Résister par la culture et l’éducation

Mets-toi à ma place.
 Se glisser, parce qu’il le faut, du moins dans un premier temps, parce qu’il faut essayer de comprendre, parce que rien n’est figé, que tout est fifty shades of grey, dans la peau de cet homme, de cette femme, du Hamas, Palestinien(ne) ou pas, qui n’ont toujours pas compris, des décennies après, que le terrorisme n’a jamais été la solution, que leurs enfants rêvent d’aller faire des études de médecine à l’Université américaine de Beyrouth, ou d’intégrer Polytechnique, ou mélanger finance et british literature à Yale, qu’ils veulent résister ainsi, par la culture, l’éducation, l’argent et la diplomatie, pas par les ceintures de TNT ni en attendant les dizaines de vierges au paradis ou en enfer.

Se mettre dans la peau de cet homme, de cette femme, qui encourage, par ses actes, cette barbarie des gouvernements israéliens successifs, qui l’enfle, la décuple, la gigantise, la justifierait presque. Se mettre dans la peau de ceux-là mêmes qui deviennent complices en barbarie, parce que leur geste, aussi désespéré soit-il, tsunami à mort, entraîne des centaines et des centaines de cadavres, 296 en une semaine [bilan avant la journée du 20 juillet où au moins 97 Palestiniens auraient été tués dans la bande de Gaza ainsi que 13 soldats israéliens].

Des années d’oppression

Se glisser dans leur peau, puis en ressortir d’un coup, horrifié, pantelant.
 Mets-toi à ma place.
 Se glisser, parce qu’il le faut, du moins dans un premier temps, parce qu’il faut essayer de comprendre, parce que rien n’est figé, que tout est fifty shades of grey, dans la peau de ce sunnite fondamentaliste qui égorge 115 personnes d’un coup sur un champ gazier de Homs ou lapide à mort une femme à Raqqa pour… adultère, essayer d’envisager, de rationaliser l’humiliation intense devenue la sienne après des années d’oppression menée tambour battant de l’Iran au Liban en passant par l’Irak et la Syrie, par le croissant chiite : ayatollahs-Maliki-Assad-Hezbollah.
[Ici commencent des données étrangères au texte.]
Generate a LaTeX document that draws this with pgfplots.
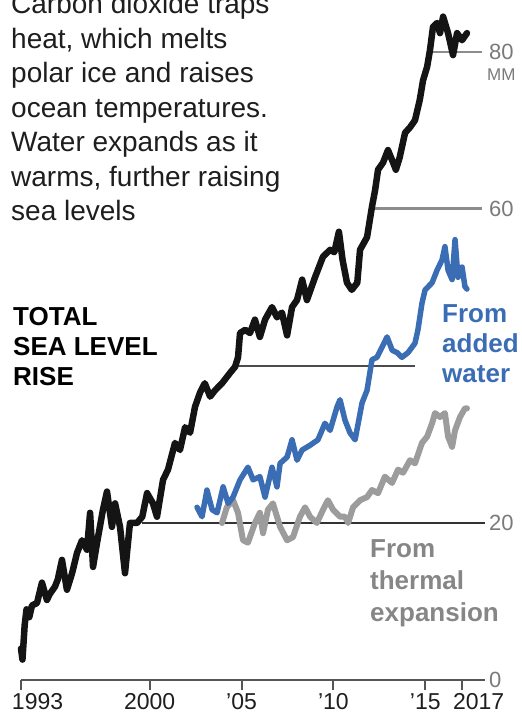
\documentclass[border=0pt]{standalone}
\usepackage{fontspec}
\setmainfont{Liberation Sans}
\usepackage{pgfplots}
\pgfplotsset{compat=1.18}
\usepackage{pgfplotstable}

\definecolor{totalc}{HTML}{141414}
\definecolor{waterc}{HTML}{3A6DB4}
\definecolor{thermc}{HTML}{9C9C9C}
\definecolor{thermtxt}{HTML}{868686}
\definecolor{gridc}{HTML}{8C8C8C}
\definecolor{axisc}{HTML}{555555}
\definecolor{tickc}{HTML}{7A7A7A}
\definecolor{bodyc}{HTML}{1E1E1E}

% total sea level rise, mm
\pgfplotstableread{
year mm
1993.00 4.0
1993.08 2.6
1993.20 7.0
1993.30 9.0
1993.45 8.0
1993.60 9.5
1993.87 9.8
1994.14 12.4
1994.41 10.2
1994.58 11.0
1994.85 11.9
1995.00 12.8
1995.23 15.3
1995.50 11.5
1995.78 13.6
1996.05 16.2
1996.32 17.8
1996.59 16.6
1996.76 21.3
1996.92 14.4
1997.14 17.5
1997.46 21.7
1997.68 24.0
1997.95 19.5
1998.12 22.5
1998.39 19.5
1998.66 13.6
1998.93 20.0
1999.31 20.0
1999.60 20.8
1999.86 23.8
2000.18 22.5
2000.40 20.8
2000.73 25.5
2001.00 26.8
2001.38 30.2
2001.65 29.3
2001.93 32.2
2002.20 31.5
2002.47 34.8
2002.74 36.6
2003.00 37.8
2003.29 36.1
2003.56 36.9
2003.94 37.8
2004.37 39.1
2004.65 39.9
2004.81 41.1
2004.92 44.2
2005.20 44.6
2005.46 44.2
2005.73 45.9
2006.00 43.7
2006.28 45.9
2006.66 47.5
2006.93 46.2
2007.20 46.8
2007.48 43.9
2007.75 47.5
2008.02 48.4
2008.30 51.0
2008.56 48.4
2009.00 51.3
2009.43 53.9
2009.82 54.8
2010.05 54.5
2010.30 57.1
2010.50 53.5
2010.74 50.6
2011.00 49.7
2011.30 50.6
2011.45 54.8
2011.83 56.4
2012.10 60.3
2012.27 62.4
2012.43 65.0
2012.70 65.9
2012.97 67.5
2013.25 65.9
2013.40 65.0
2013.60 66.5
2013.90 69.7
2014.17 70.4
2014.44 71.3
2014.70 73.9
2014.88 76.4
2015.10 78.1
2015.26 80.3
2015.42 83.2
2015.64 83.7
2015.80 82.4
2015.97 84.5
2016.24 82.4
2016.51 79.6
2016.73 82.4
2017.00 81.5
2017.27 82.4
}\totaltable

% from added water
\pgfplotstableread{
year mm
2002.58 22.0
2002.85 20.8
2003.12 24.2
2003.40 21.7
2003.67 21.3
2004.00 24.6
2004.27 22.5
2004.54 23.3
2004.92 25.5
2005.35 27.1
2005.63 25.5
2006.00 25.9
2006.28 23.3
2006.66 27.1
2006.93 24.6
2007.10 27.6
2007.48 28.4
2007.75 30.6
2008.02 28.0
2008.30 29.3
2008.73 29.9
2009.16 30.6
2009.54 32.7
2009.82 31.8
2010.20 34.8
2010.36 35.7
2010.63 33.1
2010.90 31.5
2011.18 30.6
2011.56 35.3
2011.83 36.9
2012.10 40.8
2012.37 41.1
2012.65 42.4
2012.92 43.7
2013.20 42.0
2013.47 41.7
2013.73 41.1
2014.06 41.7
2014.44 42.9
2014.60 44.6
2014.82 48.0
2014.99 49.7
2015.37 50.6
2015.64 52.2
2015.91 53.5
2016.07 55.2
2016.24 52.2
2016.46 51.0
2016.62 56.1
2016.78 51.3
2017.00 52.6
2017.16 50.1
2017.27 49.8
}\watertable

% from thermal expansion
\pgfplotstableread{
year mm
2003.94 20.0
2004.20 22.0
2004.54 22.9
2004.81 21.3
2005.08 17.8
2005.35 17.5
2005.73 20.0
2006.00 21.3
2006.17 18.7
2006.44 21.7
2006.71 22.5
2007.10 19.5
2007.48 17.8
2007.80 18.2
2008.18 20.8
2008.46 22.0
2008.73 20.8
2009.10 20.0
2009.44 21.7
2009.70 22.9
2009.98 21.7
2010.36 20.8
2010.63 20.8
2010.80 20.0
2011.07 22.0
2011.45 22.9
2011.83 23.3
2012.10 24.2
2012.43 23.8
2012.80 25.9
2013.19 25.1
2013.52 26.8
2013.79 26.4
2014.17 28.0
2014.44 27.6
2014.82 30.2
2015.10 31.0
2015.37 32.7
2015.53 34.0
2015.80 33.5
2016.07 34.0
2016.24 31.0
2016.46 29.7
2016.62 31.8
2016.89 33.5
2017.16 34.6
2017.27 34.6
}\thermtable

\newcommand{\bodyfont}{\fontsize{28}{34}\selectfont}
\newcommand{\labfont}{\bfseries\fontsize{26}{30}\selectfont}

\begin{document}
\begin{tikzpicture}
\begin{axis}[
  scale only axis,
  width=464pt, height=680pt,
  xmin=1993, xmax=2018.25,
  ymin=0, ymax=86.62,
  clip=false,
  axis x line*=bottom,
  axis y line*=right,
  x axis line style={draw=axisc, line width=2.5pt},
  y axis line style={draw=none},
  xtick={1993,2000,2005,2010,2015,2017},
  xticklabels={\makebox[0pt][l]{\kern-9pt 1993},2000,’05,’10,’15,\makebox[0pt][l]{\kern-9pt 2017}},
  xtick align=outside,
  major tick length=10pt,
  xtick style={draw=axisc, line width=2pt},
  xticklabel style={font=\fontsize{23}{27}\selectfont, text=bodyc},
  ytick={0,20,60,80},
  yticklabels={0,20,60,80},
  ytick style={draw=none},
  yticklabel style={font=\fontsize{22}{26}\selectfont, text=tickc, anchor=west, inner sep=0pt, xshift=4pt},
]
% partial reference lines
\draw[gridc, line width=1.5pt] (axis cs:2015.42,80) -- (axis cs:2018.1,80);
\draw[gridc, line width=3pt] (axis cs:2012.15,60) -- (axis cs:2018.1,60);
\draw[black!70, line width=1.3pt] (axis cs:2004.6,40) -- (axis cs:2014.45,40);
\draw[black!80, line width=1.5pt] (axis cs:1999.6,20) -- (axis cs:2018.25,20);

\addplot[thermc, line width=6pt, line join=round, line cap=round] table[x=year, y=mm] {\thermtable};
\addplot[waterc, line width=5.5pt, line join=round, line cap=round] table[x=year, y=mm] {\watertable};
\addplot[totalc, line width=6.5pt, line join=round, line cap=round] table[x=year, y=mm] {\totaltable};
\end{axis}

\begin{scope}[shift={([xshift=-21pt,yshift=680pt]current axis.south west)}, x=1pt, y=-1pt]
\begin{scope}[every node/.style={anchor=base west, inner sep=0pt, font=\bodyfont, text=bodyc}]
\node at (11,14) {Carbon dioxide traps};
\node at (11,48.5) {heat, which melts};
\node at (11,83) {polar ice and raises};
\node at (11,117.5) {ocean temperatures.};
\node at (11,152) {Water expands as it};
\node at (11,186.5) {warms, further raising};
\node at (11,221) {sea levels};
\end{scope}
\begin{scope}[every node/.style={anchor=base west, inner sep=0pt, font=\labfont}]
\node[text=black] at (13,326) {TOTAL};
\node[text=black] at (13,356) {SEA LEVEL};
\node[text=black] at (13,386) {RISE};
\node[text=waterc] at (442,323) {From};
\node[text=waterc] at (442,353) {added};
\node[text=waterc] at (442,383) {water};
\node[text=thermtxt] at (370,558) {From};
\node[text=thermtxt] at (370,590) {thermal};
\node[text=thermtxt] at (370,622) {expansion};
\end{scope}
\node[anchor=west, inner sep=0pt, font=\fontsize{17}{20}\selectfont, text=tickc] at (487,75) {MM};
\pgfresetboundingbox
\path[use as bounding box] (0,0) rectangle (522,718);
\end{scope}
\end{tikzpicture}
\end{document}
Se glisser, parce qu’il le faut, du moins dans un premier temps, parce qu’il faut essayer de comprendre, parce que rien n’est figé, que tout estfifty shades of grey, dans la peau de ce Libanais, membre du Hezbollah, passé de résistant french style superbe jusqu’à l’an 2000 à vulgaire milicien puis à mercenaire à la solde d’un gang au pouvoir en Syrie, tenter de comprendre, lentement, quelles peurs, quelles angoisses doivent être les siennes pour qu’il en arrive, sans ciller, à sacrifier sa vie pour une cause qui ne devrait en aucun cas être la sienne, à ouvrir le Liban à tous les vents mauvais, à métastaser l’État et noyer le seul pays qui soit le sien.

Schizophrénie générale

Se glisser dans ces peaux-là, puis en ressortir d’un coup, noyé de sueur et de rage froide.
 Mets-toi à ma place.
 Se glisser, parce qu’il le faut, du moins dans un premier temps, parce qu’il faut essayer de comprendre, parce que rien n’est figé, que tout est fifty shades of grey, dans la peau de ces femmes, de ces hommes, tous milieux socioculturels confondus, qui s’enfoncent dans un lyrisme hallucinant, une transe quasi mystique, pour condamner, dans tous les termes et tous les excès possibles la (certes très condamnable) sauvagerie de l’État hébreu contre les enfants palestiniens, sans un instant n’évoquer, ne serait-ce qu’en un mot, un seul, les mêmes exactions, aussi monstrueuses, commises par les Assad contre les enfants de Syrie.

Se glisser dans leur peau, puis en ressortir d’un coup, terrifié par l’ampleur de cette schizophrénie, son évidente incurabilité.
 Mets-toi à ma place.
 Dans ce Proche-Orient épicentre depuis toujours de tous les séismes, berceau ensanglanté de toutes les religions monothéistes, Ground Zero, donc, de l’anamorphose de l’humanité, jamais, au grand jamais, l’on ne s’est approché à ce point (de non-retour ?) du degré zéro de cette humanité, jamais autant approché du degré zéro, naturellement, du et de la politique.